'Hoş geldin' albümünü Ekim ayında piyasaya süren şarkıcı ve besteci Ceyhun Çelikten, GÜNAYDIN'a konuştu...
'Hoş Geldin'in hazırlık aşaması nasıl oldu?
Albüm hazırlıklarımızın sonuna geliyorduk, bir gece sabaha karşı saat 4'te piyanomun başına oturduğum anlardan birisiydi ve önüme gelen yeni bir sözdü 'Hoş Geldin.' Gözlerimi kapatıp besteledim.
ŞARKILARIM ÖMÜRLÜK
Peki tepkiler ne yönde? Beklediğiniz ilgiyi görebiliyor musunuz?
Çok olumlu tepkilerle karşılaşıyorum. Ben anlık değil, ömürlük şarkılar yapıyorum.
Bu bir yol ve sahip olduğunuz yedi nota, iki tane ses teli ve bir de yüreğiniz var. Samimi olan ve gönülden çıkan her şeyin yerine ulaşacağını biliyorum.
Bestelerinizde ilham kaynağınız ne oluyor?
Hayallerim ve çocukluğum en büyük ilham kaynağım.
Her zaman bir hedefim vardı; o da gönüllere dokunabilmek.
Benim en iyi arkadaşım müziğimdi. Onunla büyüdüm, öğrendim.
Yorumlayacak kişiye göre mi şarkıyı yazarsınız?
Genelde yorumlayacak kişiye göre şarkının son şeklini veririm. Çünkü herkesin kendini ifade ediş şekli farklıdır. Birisine utangaçlık yakışırken, diğerine muziplik yakışır. Bazen de öylesine yaptığınız bir şarkı birisiyle öyle güzel denk gelir ki, işte biz buna şarkıların kaderi diyoruz.
Verdiğiniz hangi şarkıyla yükselişe geçtiniz?
Demet Akalın'ın seslendirdiği 'Evli Mutlu Çocuklu' şarkısı ile bir farkındalık oldu. Aslında bir şarkı insanların dikkatini çektiğinde artık sizin duygunuza güvenmeye başlıyorlar, ürettikleriniz daha dikkatli dinleniyor.
Söz yazarlığı, bestecilik, aranjörlük, şimdi de yorumcu olarak karşımıza çıktınız...

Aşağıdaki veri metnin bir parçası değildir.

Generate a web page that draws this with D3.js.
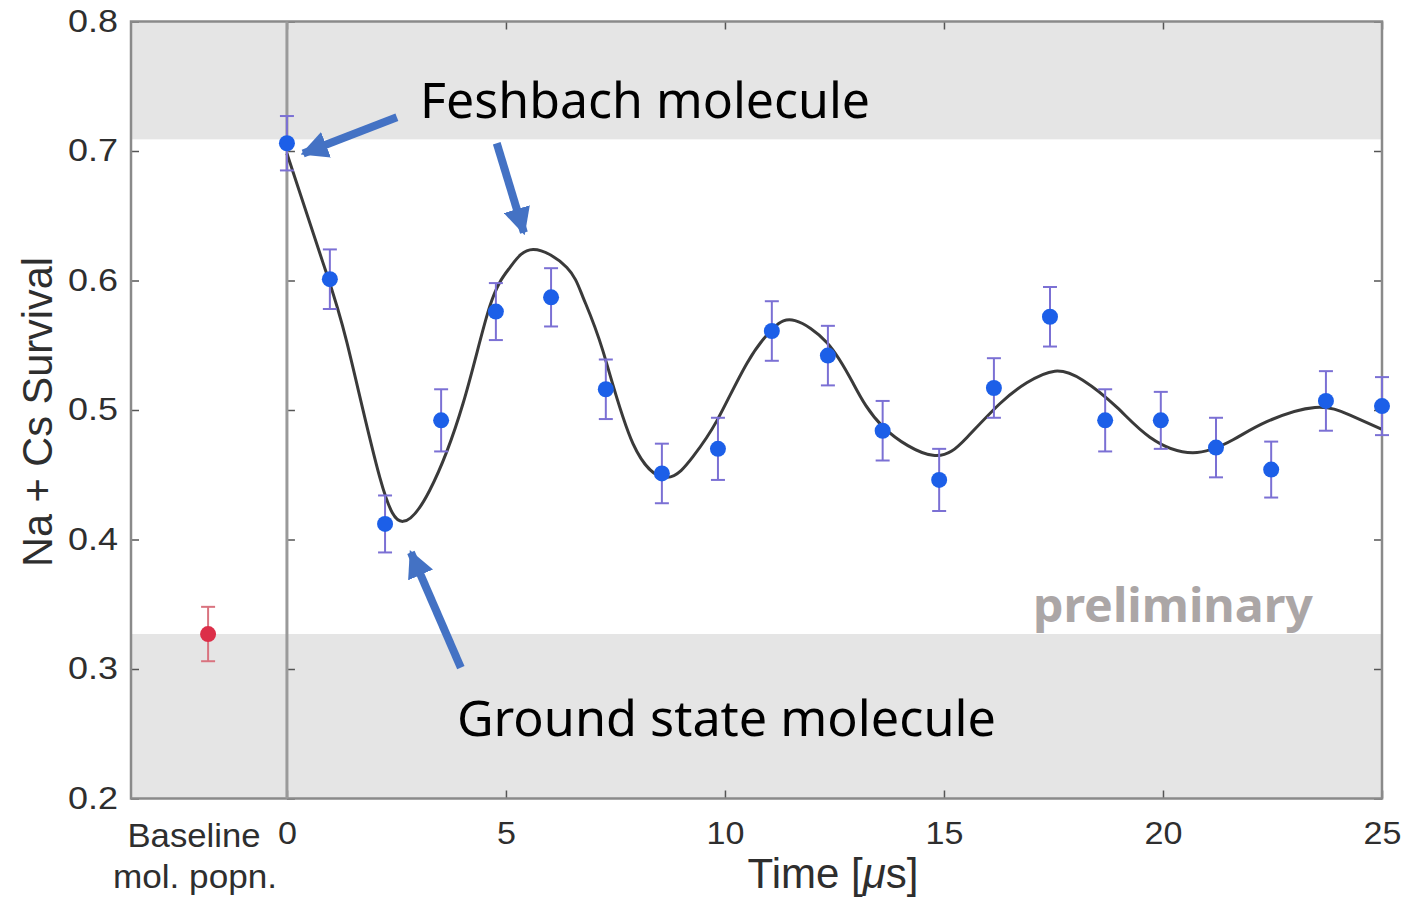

Yorumcu olarak anlatmak, hissettirmek istediğim çok duygu var. Biliyorum ve inanıyorum ki dinleyicinin gönül teli ile bir yerde mutlaka buluşacağım.
Müzik sektörü son derece hareketli. Her gün yeni bir şarkıcı piyasaya çıkıyor. Peki sizin bu sektör hakkındaki genel fikirleriniz ne yönde?
Ne kadar kalıcı olunduğu ve olunabileceği daha önemli.
Eğer çok özel, harika ve büyülü bir yorumunuz varsa; sesinizle farklı bestelere, şarkılara yorumcu olarak hayat verip onları sonsuzlukta tarihe hatıra olarak bırakırsınız.
Böyle kişilere ekol deniliyor.
Örneğin Zeki Müren, Tarkan, Müslüm Gürses, İbrahim Tatlıses... Bunun haricinde herkes şarkı söylüyor.
Konservatuvara nasıl girdiniz?
Ailem bana müzik konusunda destekti. Başarılı olabildiğim, yüzülerini güldürebildiğim için şükrediyorum.
Müzikte hedefleriniz nedir?
Popüler müziğe yeni bir soluk getirmek. Müzik iyice sentezlere doğru kayıyor.
Kendi modanızı yaratmanın ve belirlemenin zamanı. Ucu açık, ufku açık bu yolda yüzen ve denizin tadını çıkaran bir yüzücü gibi, kendimi müziğimin akışına bırakıp milyonları da bu akışa ortak etmek istiyorum.
SEZEN AKSU İÇİN ŞARKIM VAR
Müziğinizi nasıl tanımlarsınız?
Benim müziğim; yeni yağmış yağmura eşlik eden toprak kokusu ile arkasından çıkan güneşin arasındaki gökkuşağı gibi. Geniş bir yelpazede dolanan bir duygum var. İbrahim Tatlıses, Alişan, Serkan Kaya, Demet Akalın, Gülşen, Murat Boz, Kutsi, Ebru Gündeş, Kibariye gibi birçok isimle, farklı renkte insanların yüksek beğenisini kazanmış işler yaptım.
Çalışmak istediğiniz bir isim var mı?
Enstrümantal bestelerim ve çalışmalarım da var. 'Yaz Akşamı' isimli bir bestem var ki benim için çok özel. Bu besteye Sezen Aksu'nun söz yazmasını hep gönlümden geçirmişimdir. Bir de lise yıllarımdan beri Tarkan'ı çok dinlemişimdir.